More food for thought:  many of the new CLC kits are built using puzzle joints with glass patches on the inside.  ...


Good luck

RE: Scarf error, microballoons used as epoxy thickener

Hi Lazlo,

 Thanks for the clarification, that makes a lot of sense. I will put 6 inch wide additional patches of glass on the outside of the scarf joints (where the tension is).

ootb - yes I have a few pieces left over which I will try test. The original joints are well cured so the tests would fail sooner.

Another thing - I made the scarf overlap by 1 and half inches rather that the recommended 1 and a quarter inches for 4 mm plywood (also by mistake). I guess this will make the joint stronger.

I will need a strong boat - I will be paddling it in Cape Town (The Cape of Storms) where we regularly paddle surfskis in gale force winds. See

Not that I would take a Mill Creek 16.5 in anything like that.


RE: Scarf error, microballoons used as epoxy thickener

The failure mode in bending of a proper scarf joint with no balloon is the plywood breaking.

If you have a chance to test on scrap wood, as ootdb suggested, the results would be interesting.  If the failure mode is no different, then scarf joints made with the balloons are fine, with none of the reinforcements suggested above being needed.

RE: Scarf error, microballoons used as epoxy thickener

ootdb wrote "More food for thought:  many of the new CLC kits are built using puzzle joints with glass patches on the inside.  ..."


You are absolutely right, my WD12 has joints like that. In that case the glass is there to reinforce the joints until the boat is actually stitched together. Once the boat is assembled, those patches do very little, if anything, in terms of structural support.

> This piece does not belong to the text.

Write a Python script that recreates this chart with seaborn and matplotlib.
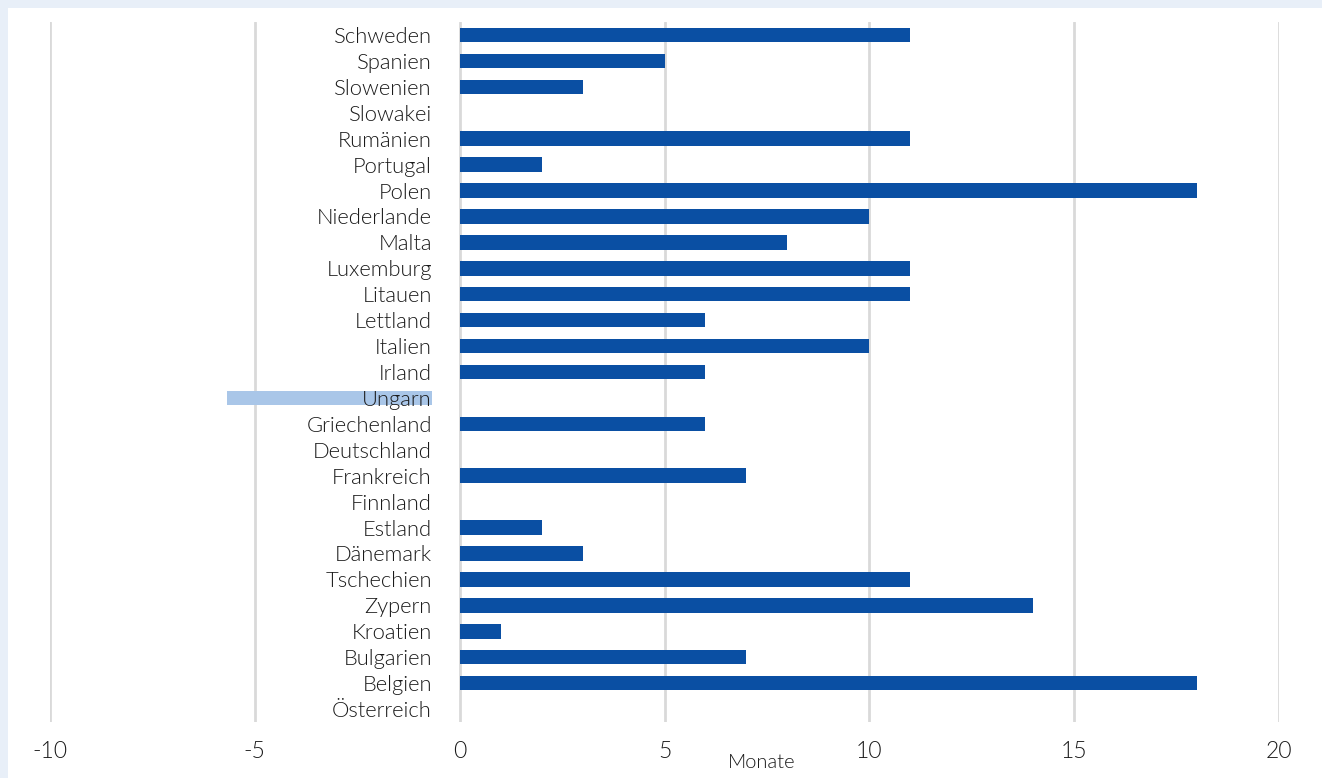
import matplotlib
matplotlib.use("Agg")
import matplotlib.pyplot as plt
from matplotlib.patches import Rectangle
import seaborn as sns
import pandas as pd

# data (top to bottom as in the chart)
countries = ["Schweden", "Spanien", "Slowenien", "Slowakei", "Rumänien", "Portugal",
             "Polen", "Niederlande", "Malta", "Luxemburg", "Litauen", "Lettland",
             "Italien", "Irland", "Ungarn", "Griechenland", "Deutschland", "Frankreich",
             "Finnland", "Estland", "Dänemark", "Tschechien", "Zypern", "Kroatien",
             "Bulgarien", "Belgien", "Österreich"]
months = [11, 5, 3, 0, 11, 2, 18, 10, 8, 11, 11, 6, 10, 6, -5, 6, 0, 7, 0, 2, 3,
          11, 14, 1, 7, 18, 0]
x_ticks = [-10, -5, 0, 5, 10, 15, 20]
x_label = "Monate"

BLUE = "#0a4fa3"
LIGHT = "#a9c6e8"
TEXT = "#1a1a1a"
LABEL_X = -0.68  # where the category labels end (data units)

sns.set_style("white")
plt.rcParams["font.family"] = ["Lato", "DejaVu Sans"]
plt.rcParams["font.weight"] = 300

df = pd.DataFrame({"land": countries, "monate": months})
colors = [LIGHT if v < 0 else BLUE for v in months]

fig = plt.figure(figsize=(13.22, 7.78), dpi=100, facecolor="#e8eff8")
fig.patches.append(Rectangle((8 / 1322, 0), 1, 1 - 8 / 778, transform=fig.transFigure,
                             facecolor="white", edgecolor="none", zorder=-5))
ax = fig.add_axes([50 / 1322, 56 / 778, 1229 / 1322, 700 / 778])
ax.set_facecolor("none")

sns.barplot(data=df, x="monate", y="land", hue="land", palette=colors,
            orient="h", width=0.56, saturation=1, linewidth=0,
            legend=False, ax=ax, zorder=2)

# negative bar is drawn from the label edge (as in the source chart)
for p, v in zip(ax.patches, months):
    if v < 0:
        p.set_x(p.get_x() + LABEL_X)
        p.set_zorder(1)

for i, name in enumerate(countries):
    ax.text(LABEL_X, i, name, ha="right", va="center_baseline", fontsize=15.8,
            color=TEXT, zorder=3)

ax.set_xlim(-10, 20)
ax.set_ylim(len(countries) - 0.5, -0.5)
ax.set_xticks(x_ticks)
ax.set_xticklabels([str(t) for t in x_ticks])
ax.set_yticks([])
ax.set_ylabel("")
ax.set_xlabel("")
ax.tick_params(axis="x", length=0, pad=14, labelsize=16.5, labelcolor=TEXT)
ax.grid(axis="x", color="#d9d9d9", linewidth=2, zorder=0)
ax.set_axisbelow(True)
for s in ax.spines.values():
    s.set_visible(False)

fig.text(762 / 1322, 1 - 763 / 778, x_label, ha="center", va="center",
         fontsize=14.5, color=TEXT)

fig.savefig("out.png", dpi=100, facecolor=fig.get_facecolor())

BTW, your idea to actually test the joints to breaking strength is really the only way to  get exact answers. Even better would be to test the boat itself, since the panels all support each other. Wonder if we can get some finiancial & material support from a sponsor to set up a boatbuilders test lab?

Alain, 4 inches should be plenty wide.

Have fun, all.



RE: Scarf error, microballoons used as epoxy thickener

I tested the joint on a scarf that I had cut out from a previous blunder. It was just an inch and a half of scarf joint so I could not test it properly. But when I tried to pry it apart using a screw driver the wood delaminated before the expoxy.

 I am busy glueing up some test pieces right now which I will test tomorrow. It looks like the microballoon mix is strong enough.